Rambling Vines

For your reading enjoyment, we continue to publish Rambling Vines by the late Marylea Vines as she recalls events and names of Corning folks from many years ago. We are currently in the year 1990

I spent a large portion of last weekend “putting up” sweet corn. Friend Wid Rice called early one morning to see if I needed any sweet corn and before I hardly knew what was happening, I had corn all over the kitchen. The Rices gathered and shucked the corn and all I had to do was remove the silks and put it in plastic bags for freezing. I have found out that I can take an ear of corn right out of the freezer, spread a little butter on it, sprinkle with salt and pepper, roll in waxed paper, and place it in the microwave for a few minutes. Tastes just like fresh corn. However, it doesn’t make me too much difference how it tastes because I like corn, even field corn, in any way that it is fixed, except for corn relish. I even like hominy and have a recipe that I will share with other people who like hominy. It is called Hominy Salad and easy to make.

Hominy Salad: One can hominy, white or yellow, two hard-cooked eggs, one medium-sized onion, chopped, one-half cup chopped sweet pickles, one-half cup chopped celery.

Mix the above ingredients with salad dressing. The mixture for the salad dressing is: Two tablespoons prepared mustard, two teaspoons sugar, one teaspoon vinegar, one tablespoon canned milk or heavy cream.

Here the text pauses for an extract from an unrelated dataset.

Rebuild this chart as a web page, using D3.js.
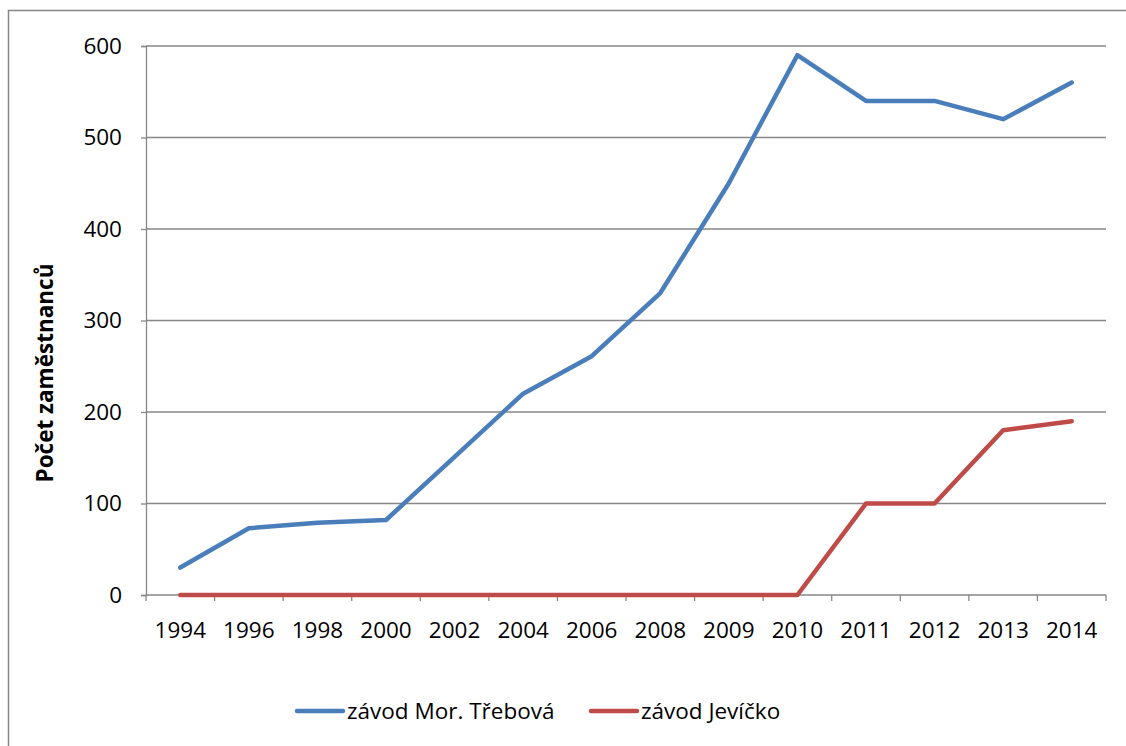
<!DOCTYPE html>
<html>
<head>
<meta charset="utf-8">
<script src="https://cdn.jsdelivr.net/npm/d3@7"></script>
<style>
	body { margin: 0; background: #fff; overflow: hidden; }
	svg { display: block; }
	text { font-family: 'Open Sans', 'Noto Sans', sans-serif; fill: #000; }
</style>
</head>
<body>
<div class="chart-container"></div>
<script>
const years = ['1994', '1996', '1998', '2000', '2002', '2004', '2006', '2008', '2009', '2010', '2011', '2012', '2013', '2014'];
const trebova = [30, 73, 79, 82, 151, 220, 261, 330, 450, 590, 540, 540, 520, 560];
const jevicko = [0, 0, 0, 0, 0, 0, 0, 0, 0, 0, 100, 100, 180, 190];
const yTicks = [0, 100, 200, 300, 400, 500, 600];
const seriesNames = ['závod Mor. Třebová', 'závod Jevíčko'];
const seriesColors = ['#4a7ebb', '#be4b48'];

let width = 1126, height = 746;
let margin = { top: 46, right: 20, bottom: 151, left: 146 };
let innerW = 1106 - margin.left, innerH = 595 - margin.top;

let svg = d3
	.select('.chart-container')
	.append('svg')
	.attr('width', width)
	.attr('height', height);

// outer chart frame (only top and left edges are inside the picture)
svg.append('path')
	.attr('d', 'M8.5,' + height + 'V10.5H' + width)
	.attr('fill', 'none').attr('stroke', '#868686').attr('stroke-width', 1.5);

let g = svg.append('g').attr('transform', 'translate(' + margin.left + ',' + margin.top + ')');

let x = d3.scaleBand().domain(years).range([0, innerW]);
let y = d3.scaleLinear().domain([0, 600]).range([innerH, 0]);

// gridlines
g.append('g')
	.selectAll('line')
	.data(yTicks.slice(1))
	.join('line')
	.attr('x1', 0).attr('x2', innerW)
	.attr('y1', (d) => y(d)).attr('y2', (d) => y(d))
	.attr('stroke', '#878787').attr('stroke-width', 1.3);

// y axis
let yAxis = g.append('g').call(d3.axisLeft(y).tickValues(yTicks).tickSize(5).tickPadding(19));
yAxis.select('.domain').attr('stroke', '#878787').attr('stroke-width', 1.3);
yAxis.selectAll('.tick line').attr('stroke', '#878787').attr('stroke-width', 1.3);
yAxis.selectAll('.tick text').attr('font-size', 22.5).style('font-family', "'Open Sans', sans-serif");

// x axis: ticks at category boundaries
let xAxisG = g.append('g').attr('transform', 'translate(0,' + innerH + ')');
xAxisG.append('line')
	.attr('x1', 0).attr('x2', innerW)
	.attr('stroke', '#878787').attr('stroke-width', 1.3);
xAxisG.selectAll('.xtick')
	.data(d3.range(years.length + 1))
	.join('line')
	.attr('class', 'xtick')
	.attr('x1', (i) => i * x.step()).attr('x2', (i) => i * x.step())
	.attr('y1', 0).attr('y2', 6)
	.attr('stroke', '#878787').attr('stroke-width', 1.3);
xAxisG.selectAll('.xlabel')
	.data(years)
	.join('text')
	.attr('class', 'xlabel')
	.attr('x', (d) => x(d) + x.bandwidth() / 2)
	.attr('y', 43)
	.attr('text-anchor', 'middle')
	.attr('font-size', 22.5)
	.text((d) => d);

// y axis title
svg.append('text')
	.attr('transform', 'translate(53,373) rotate(-90)')
	.attr('text-anchor', 'middle')
	.attr('font-size', 22.5)
	.attr('font-weight', 'bold')
	.text('Počet zaměstnanců');

let line = d3.line()
	.x((d, i) => x(years[i]) + x.bandwidth() / 2)
	.y((d) => y(d));

[trebova, jevicko].forEach(function(values, k) {
	g.append('path')
		.datum(values)
		.attr('fill', 'none')
		.attr('stroke', seriesColors[k])
		.attr('stroke-width', 4.5)
		.attr('stroke-linecap', 'round')
		.attr('stroke-linejoin', 'round')
		.attr('d', line);
});

// legend
let legendX = [297, 591];
seriesNames.forEach(function(name, k) {
	let lg = svg.append('g').attr('transform', 'translate(' + legendX[k] + ',711)');
	lg.append('line')
		.attr('x1', 0).attr('x2', 46)
		.attr('stroke', seriesColors[k]).attr('stroke-width', 4.5)
		.attr('stroke-linecap', 'round');
	lg.append('text')
		.attr('x', 50).attr('y', 8)
		.attr('font-size', 22.5)
		.text(name);
});
</script>
</body>
</html>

Friends have favored me with plenty of nice cucumbers and fresh tomatoes during the last couple of weeks. First, Arvel Phillips came along with some large red tomatoes that really tasted like tomatoes and Hollis the barber is busy these days distributing the cucumber surplus from the garden at his home in Knob community. I shared with my neighbors, the Kellets, because I got onions from Gene’s garden more than once for cooking up a mess of onion and eggs.

I tell you Putter and his fleas are almost as bad an experience as me and my head lice years and years ago… can’t get rid of the things!

We have a bumper crop of fleas this year and even I have carried in a few from just walking across the yard.

I have tried every remedy offered and we still have some miserable days. If I am not doing something to him, I am spraying some new remedy about the inside of the house, trying to keep them from the carpets. He is too short legged to get on any of the furniture, so I am fairly safe there.

Some of the suggestions offered by friends include: Put vinegar in the rinse water after bathing him.

Feed him a clove of garlic every day.

Sprinkle him with Sevin dust.

Boil the peel from different kinds of citrus fruits and use the liquid to sponge him.

Treat the yard with some stuff that looks like grass seeds.

Use diesel oil along the edges of the yard.

Poor little thing has gone through so much, that I can just start bath water and he runs to hide until he is sure who it is for.

He likes to lay underneath my bed and the other day when I went home from work, he failed to greet me at the door. I began looking around for him and walking from room to room saying things like, “Poor mama, her little Putter is gone,” and pretty soon I spotted him underneath the bed. He thought he was well hidden, but his tail was sticking out in the open and just wagging away. He stayed hidden until I started rattling pots and pans in the kitchen and here he came in a long lope ready to kiss and make up.

I don’t know about anyone else, but to me it seems that Summer is about over when we’ve had the 4th of July. Won’t be long until there will be talk about such things as Back to School, shorter days, home heating bills… and no more yard work!

I get real ambitious each Spring and run around setting out flowers all over the place and without fail, soon as it gets up in the 90’s and 100’s, I get so onery about watering that soon my plants look like that I have moved away and left them… all except that old rose bush at the corner of the front porch that I have been trying to get rid of for years… neither snow, nor drought has any effect on it.

Last year I bought a couple of hibiscus bushes and shared with friend Beverly. Their bush has grown like a weed, is waist high and literally loaded with beautiful red, plate-size blooms. Mine? If you want a good laugh, take a look at theirs, then mine. In the first place, I got the runt plant and the blooms, if there ever are any, are going to be white, not red!

A few years ago, my brother thought I needed an outside thermometer, so he bought this big round thing and attached it to the walnut tree out by the back door. The hand spun around to 80-something and stayed there night and day, through Summer and Winter.

A year or so later a niece came along, discussed it with her husband and decided that Aunt Mary had to have a working thermometer. They sneaked off to the store, bought an exact duplicate of the one my brother had installed, and proudly attached it to the walnut tree. To say it was a duplicate of the first one is an understatement… almost immediately the needle went to almost the same eighty-something and there it has been for a couple of years.

On the 4th of July about mid-afternoon when it was crowding 100, my company Mary Jane, started off down the street to visit her cousin, Tommie, when the thermometer caught her eye… Shucks if it was only 80 something she would just walk! We had to laugh at her that night because she said that just believing it was cooler, actually made it seem cooler.